Trying to pull repository docker.io/openshift3/ose-control-plane ... 
repository docker.io/openshift3/ose-control-plane not found: does not exist or no pull access


# docker pull openshift3/ose-control-plane:v3.10
Trying to pull repository registry.reg-aws.openshift.com:443/openshift3/ose-control-plane ... 
v3.10: Pulling from registry.reg-aws.openshift.com:443/openshift3/ose-control-plane
d1fe25896eb5: Already exists 
001d79f68470: Already exists 
51c5e732a200: Pull complete 
4d0779510506: Pull complete 
Digest: sha256:47b10c1856fdde3d3af8bb6759e19127608e99e5ac6e37a653b556fb5e408890
Status: Downloaded newer image for registry.reg-aws.openshift.com:443/openshift3/ose-control-plane:v3.10


Version-Release number of the following components:
openshift-ansible-3.10.0-0.36.0.git.0.521f0ef.el7.noarch

How reproducible:
always

Steps to Reproduce:
1. Run upgrade against docker containerized ocp on rhel
2.
3.

Actual results:
Upgrade will fail due to docker_image_availability check.

Expected results:
docker_image_availability check should use correct image tag.

Additional info:
workaround:openshift_disable_check=docker_image_availability

Comment 1 Scott Dodson 2018-05-11 19:18:15 UTC
This is an issue only with the internal registry that's been fixed by pushing the latest tag. This shouldn't happen in registry.access.redhat.com. Lets verify that this fixes the problem and we can go ahead and close this.

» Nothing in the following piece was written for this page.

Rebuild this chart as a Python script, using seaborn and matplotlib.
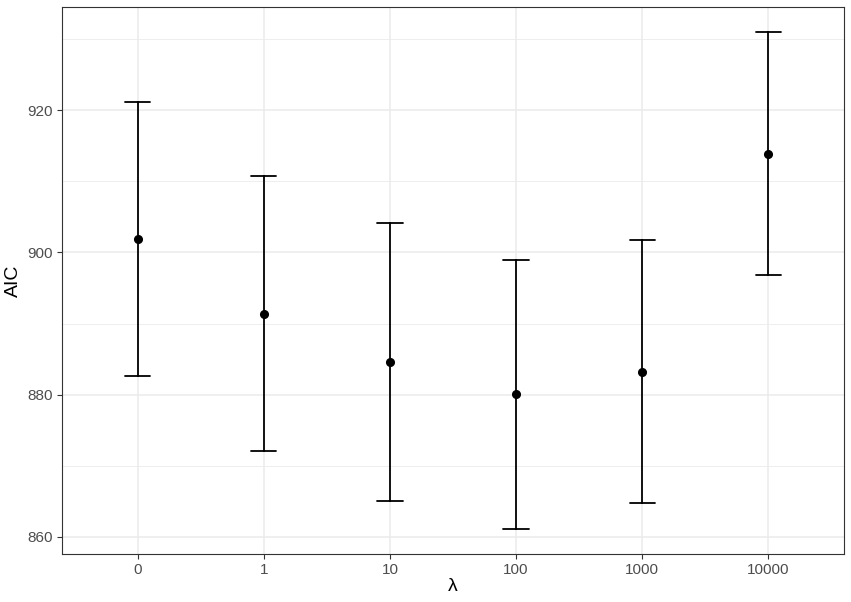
import pandas as pd
import matplotlib
matplotlib.use("Agg")
import matplotlib.pyplot as plt
import seaborn as sns
from matplotlib.ticker import MultipleLocator

# values
lambdas = ["0", "1", "10", "100", "1000", "10000"]
aic_mid = [901.9, 891.4, 884.6, 880.1, 883.2, 913.9]
aic_low = [882.6, 872.1, 865.1, 861.1, 864.7, 896.8]
aic_high = [921.2, 910.7, 904.2, 899.0, 901.7, 931.0]

# long table: median gives the point, the full range gives the bar
df = pd.DataFrame({
    "lam": lambdas * 3,
    "aic": aic_low + aic_mid + aic_high,
})

sns.set_theme(style="white")
plt.rcParams["font.family"] = ["Liberation Sans", "DejaVu Sans"]

fig = plt.figure(figsize=(8.51, 6.02), dpi=100)
ax = fig.add_axes([62 / 851, 1 - 554 / 602, (844 - 62) / 851, (554 - 7) / 602])

sns.pointplot(data=df, x="lam", y="aic", order=lambdas, estimator="median",
              errorbar=("pi", 100), capsize=0.2, linestyle="none",
              color="black", markersize=4.5, err_kws={"linewidth": 1.3}, ax=ax)

ax.set_xlim(-0.6, 5.6)
ax.set_ylim(857.6, 934.5)
ax.set_yticks([860, 880, 900, 920])
ax.yaxis.set_minor_locator(MultipleLocator(10))

ax.set_axisbelow(True)
ax.grid(True, which="major", axis="both", color="#EBEBEB", linewidth=1.1)
ax.grid(True, which="minor", axis="y", color="#EBEBEB", linewidth=0.6)

for s in ax.spines.values():
    s.set_visible(True)
    s.set_color("#333333")
    s.set_linewidth(0.8)

ax.tick_params(axis="both", which="major", length=3.5, width=0.8, color="#333333",
               labelsize=11, labelcolor="#4D4D4D", pad=3, bottom=True, left=True)
ax.tick_params(axis="y", which="minor", length=0)

ax.set_xlabel("λ", fontsize=14, color="black", labelpad=1)
ax.set_ylabel("AIC", fontsize=14, color="black", labelpad=4)

fig.savefig("out.png", dpi=100)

Comment 2 liujia 2018-05-15 01:38:05 UTC
Hi, Scott

Yes, when image was tagged with "latest" in internal registry, then this issue can be workaround.

However, I file this bug because I think the root cause should be that openshift_version role should run before openshift_health_checker role, so that openshift_release/openshift_image_tag be set to correct value. And I think docker_image_availability need check the image(v3.10/v3.10.0-x.x.x.x) which will be really used in later upgrade, but not default(latest) one which will not be pulled at all.

BTW, Though this wouldn't happen in registry.access.redhat.com, but I'm not sure if "latest" tag always existed for user who prefer an internal registry(just like our registry.reg-aws.openshift.com:443). If not, I think maybe the workaround should not work. 

Change status back to wait a more reasonable solution. Of course, this issue does not block anything.

Comment 3 Scott Dodson 2019-02-18 18:00:31 UTC
There appear to be no active cases related to this bug. As such we're closing this bug in order to focus on bugs that are still tied to active customer cases. Please re-open this bug if you feel it was closed in error or a new active case is attached.